Towards Detecting IoT Event Spoofing Attacks Using Time-Series Classification
Uzma Maroof, Gustavo Batista, Arash Shaghaghi, Sanjay Jha
TL;DR
This work tackles IoT event spoofing in home automation by leveraging time-series classification in a dissimilarity-space representation built on Dynamic Time Warping. By mapping multivariate sensor data to a fixed-dimensional space using distances to carefully chosen prototypes, the approach preserves temporal structure while requiring far smaller training sets than traditional statistical-feature methods. Evaluated on the real-world PEEVES dataset, the method achieves comparable detection performance with up to 500x less labeled data and attains 100% accuracy for at least one event in end-to-end testing, highlighting practical viability for IoT deployments.
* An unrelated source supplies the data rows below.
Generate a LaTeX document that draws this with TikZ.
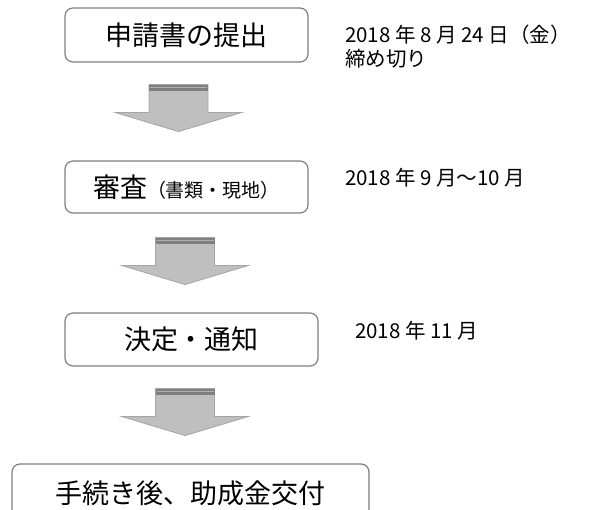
\documentclass[tikz,border=0pt]{standalone}
\usepackage{fontspec}
\setmainfont{Noto Sans CJK JP}
\usepackage{xcolor}
\usetikzlibrary{calc,positioning}
\definecolor{boxline}{HTML}{7F7F7F}
\definecolor{arrowfill}{HTML}{BFBFBF}
\definecolor{arrowline}{HTML}{A5A5A5}
\definecolor{arrowband}{HTML}{7F7F7F}
\definecolor{bandline}{HTML}{B0B0B0}
\tikzset{
  stepbox/.style={draw=boxline, line width=1.2pt, rounded corners=8pt, fill=white,
    inner sep=0pt, font=\fontsize{27}{27}\selectfont},
  sidetext/.style={anchor=west, align=left, inner sep=0pt, font=\fontsize{20.5}{24}\selectfont},
}
% block arrow: #1 = name of the box above, #2 = x shift, #3 = gap below the box
\newcommand{\blockarrow}[3]{%
  \coordinate (top) at ($(#1.south)+(#2,#3)$);
  \filldraw [fill=arrowfill, draw=arrowline, line width=0.8pt]
    ($(top)+(-29.5,0)$) -- ($(top)+(29.5,0)$) -- ($(top)+(29.5,28)$) -- ($(top)+(63,28)$)
    -- ($(top)+(0,47)$) -- ($(top)+(-63,28)$) -- ($(top)+(-29.5,28)$) -- cycle;
  \fill [arrowband] ($(top)+(-29.5,0)$) rectangle ($(top)+(29.5,6)$);
  \draw [bandline, line width=0.8pt] ($(top)+(-28.5,3.2)$) -- ($(top)+(28.5,3.2)$);
}
\begin{document}
\begin{tikzpicture}[x=1pt, y=-1pt]
	\useasboundingbox (0,0) rectangle (590,510);
	\clip (0,0) rectangle (590,510);
	% boxes
	\node [stepbox, minimum width=243pt, minimum height=54pt] (shinsei) at (186.5,35) {申請書の提出};
	\node [stepbox, minimum width=243pt, minimum height=52pt] (shinsa) at (186.5,187)
		{審査{\fontsize{19}{19}\selectfont（書類・現地）}};
	\node [stepbox, minimum width=253pt, minimum height=53pt] (kettei) at (191.5,339.5) {決定・通知};
	\node [stepbox, minimum width=357pt, minimum height=58pt] (koufu) at (190.5,493) {手続き後、助成金交付};
	% dates
	\node [sidetext] (shimekiri) at (345,47) {2018 年 8 月 24 日（金）\\締め切り};
	\node [sidetext] (kikan) at (345,178) {2018 年 9 月～10 月};
	\node [sidetext] (tsuuchi) at (355,331) {2018 年 11 月};
	% arrows
	\blockarrow{shinsei}{-8}{22}
	\blockarrow{shinsa}{-1.5}{24}
	\blockarrow{kettei}{-6.5}{22}
\end{tikzpicture}
\end{document}
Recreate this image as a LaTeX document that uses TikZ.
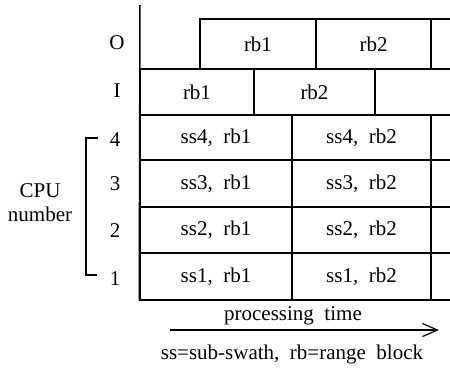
\documentclass[tikz,border=0pt]{standalone}
\usepackage{fontspec}
\setmainfont{Liberation Serif}
\usetikzlibrary{arrows.meta}
\newcommand\diagfont{\fontsize{21}{24}\selectfont\spaceskip=0.5em plus 0.1em minus 0.05em\relax}
\tikzset{
  txt/.style={font=\diagfont, inner sep=0pt},
  cell/.style={txt, draw, line width=1.5pt},
  rowlab/.style={txt},
  rule/.style={line width=1.5pt},
}
\begin{document}
\begin{tikzpicture}[x=1pt,y=-1pt]
\useasboundingbox (0,0) rectangle (450,370);
\begin{scope}
\clip (0,0) rectangle (450,370);
% O row
\node[cell, minimum width=116pt, minimum height=50pt] (o1) at (258,44) {rb1};
\node[cell, minimum width=115pt, minimum height=50pt] (o2) at (373.5,44) {rb2};
\node[cell, minimum width=89pt, minimum height=50pt] (o3) at (475.5,44) {};
% I row
\node[cell, minimum width=114pt, minimum height=46pt] (i1) at (197,92) {rb1};
\node[cell, minimum width=121pt, minimum height=46pt] (i2) at (314.5,92) {rb2};
\node[cell, minimum width=125pt, minimum height=46pt] (i3) at (437.5,92) {};
% CPU rows
\node[cell, minimum width=152pt, minimum height=45pt] (c41) at (216,137.5) {ss4, rb1};
\node[cell, minimum width=139pt, minimum height=45pt] (c42) at (361.5,137.5) {ss4, rb2};
\node[cell, minimum width=109pt, minimum height=45pt] (c43) at (485.5,137.5) {};
\node[cell, minimum width=152pt, minimum height=47pt] (c31) at (216,183.5) {ss3, rb1};
\node[cell, minimum width=139pt, minimum height=47pt] (c32) at (361.5,183.5) {ss3, rb2};
\node[cell, minimum width=109pt, minimum height=47pt] (c33) at (485.5,183.5) {};
\node[cell, minimum width=152pt, minimum height=46pt] (c21) at (216,230) {ss2, rb1};
\node[cell, minimum width=139pt, minimum height=46pt] (c22) at (361.5,230) {ss2, rb2};
\node[cell, minimum width=109pt, minimum height=46pt] (c23) at (485.5,230) {};
\node[cell, minimum width=152pt, minimum height=47pt] (c11) at (216,276.5) {ss1, rb1};
\node[cell, minimum width=139pt, minimum height=47pt] (c12) at (361.5,276.5) {ss1, rb2};
\node[cell, minimum width=109pt, minimum height=47pt] (c13) at (485.5,276.5) {};
\end{scope}
% vertical axis
\coordinate (axtop) at (140,5);
\draw[rule] (axtop) -- (c11.south west);
% row labels
\node[rowlab] (lo) at (117,43) {O};
\node[rowlab] (li) at (117,91) {I};
\node[rowlab] (l4) at (115,140) {4};
\node[rowlab] (l3) at (115,184) {3};
\node[rowlab] (l2) at (115,231) {2};
\node[rowlab] (l1) at (115,279) {1};
% bracket
\coordinate (brt) at (98,138);
\coordinate (brb) at (97,275);
\draw[rule, line width=1.2pt] (brt) -| (86,275) -- (brb);
\node[txt, align=center] (cpu) at (40,203) {CPU\\number};
% time arrow
\coordinate (ta) at (170,330);
\coordinate (tb) at (439,330);
\draw[rule, line width=1.2pt, -{Straight Barb[length=15pt,width=13pt,line width=1.2pt]}] (ta) -- (tb);
\node[txt] (pt) at (293,316) {processing time};
\node[txt] (fn) at (292,354) {ss=sub-swath, rb=range block};
\end{tikzpicture}
\end{document}
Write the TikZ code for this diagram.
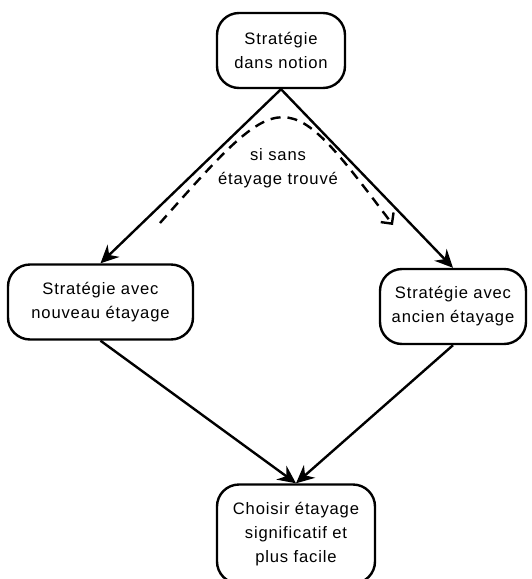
\documentclass[tikz,border=0pt]{standalone}
\usepackage{fontspec}
\setmainfont{Liberation Sans}[LetterSpace=5]
\usepackage{tikz}
\usetikzlibrary{arrows.meta}
\tikzset{
  % rounded boxes of the flow
  etape/.style={draw=black, line width=2.4pt, rounded corners=22pt,
    align=center, inner sep=0pt, minimum height=75pt,
    font=\fontsize{16.6pt}{24pt}\selectfont},
  % solid connectors
  fleche/.style={line width=2.4pt, -{Stealth[length=18pt,width=17pt,inset=6pt]}},
  % dashed path with open tip
  pointille/.style={line width=2.4pt, dash pattern=on 10pt off 7pt,
    -{Straight Barb[length=8pt,width=16pt,line width=2.4pt]}},
}

\begin{document}
\begin{tikzpicture}[x=1pt,y=-1pt]
\useasboundingbox (0,0) rectangle (531,579);
\node[etape, minimum width=128pt] (notion) at (281,50.5) {Stratégie\\dans notion};
\node[etape, minimum width=185pt] (nouveau) at (100.5,302) {Stratégie avec\\nouveau étayage};
\node[etape, minimum width=146pt] (ancien) at (453,306.5) {Stratégie avec\\ancien étayage};
\node[etape, minimum width=158pt, minimum height=99pt] (choisir) at (296,534) {Choisir étayage\\significatif et\\plus facile};
 \draw[fleche] (notion.south) -- (nouveau.north);
 \draw[fleche] (notion.south) -- (ancien.north);
 \draw[fleche] (nouveau.south) -- (choisir.north);
 \draw[fleche] (ancien.south) -- (choisir.north);
\coordinate (debut) at (160,223);
\coordinate (fin) at (393,225);
 \draw[pointille] (debut) .. controls (285,82) and (285,82) .. (fin);
\node[font=\fontsize{16.6pt}{24pt}\selectfont, align=center] (condition) at (278,168) {si sans\\étayage trouvé};
\end{tikzpicture}
\end{document}
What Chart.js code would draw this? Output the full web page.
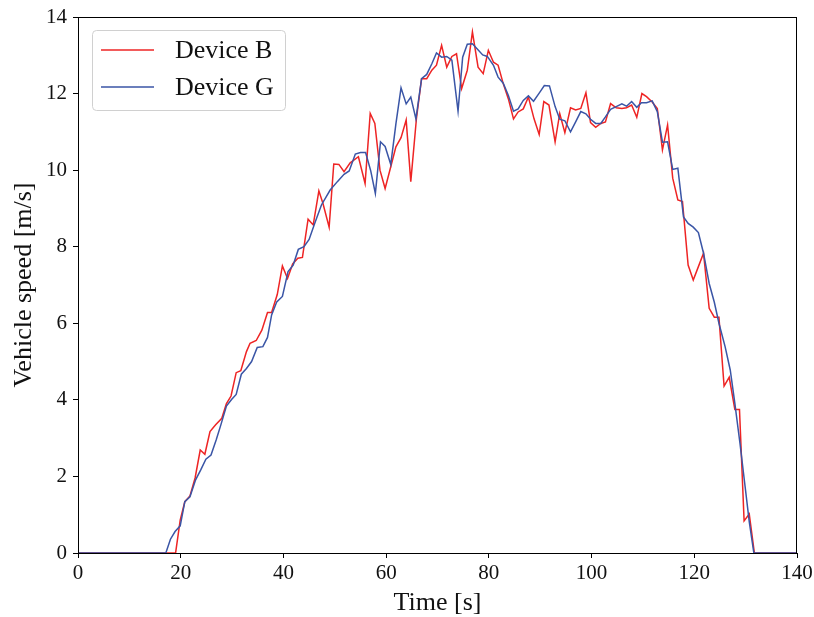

The study also explores extensive model selection and downsampling strategies, and the authors release their system publicly to encourage further research and real-world experimentation.
Abstract
Internet of Things (IoT) devices have grown in popularity since they can directly interact with the real world. Home automation systems automate these interactions. IoT events are crucial to these systems' decision-making but are often unreliable. Security vulnerabilities allow attackers to impersonate events. Using statistical machine learning, IoT event fingerprints from deployed sensors have been used to detect spoofed events. Multivariate temporal data from these sensors has structural and temporal properties that statistical machine learning cannot learn. These schemes' accuracy depends on the knowledge base; the larger, the more accurate. However, the lack of huge datasets with enough samples of each IoT event in the nascent field of IoT can be a bottleneck. In this work, we deployed advanced machine learning to detect event-spoofing assaults. The temporal nature of sensor data lets us discover important patterns with fewer events. Our rigorous investigation of a publicly available real-world dataset indicates that our time-series-based solution technique learns temporal features from sensor data faster than earlier work, even with a 100- or 500-fold smaller training sample, making it a realistic IoT solution.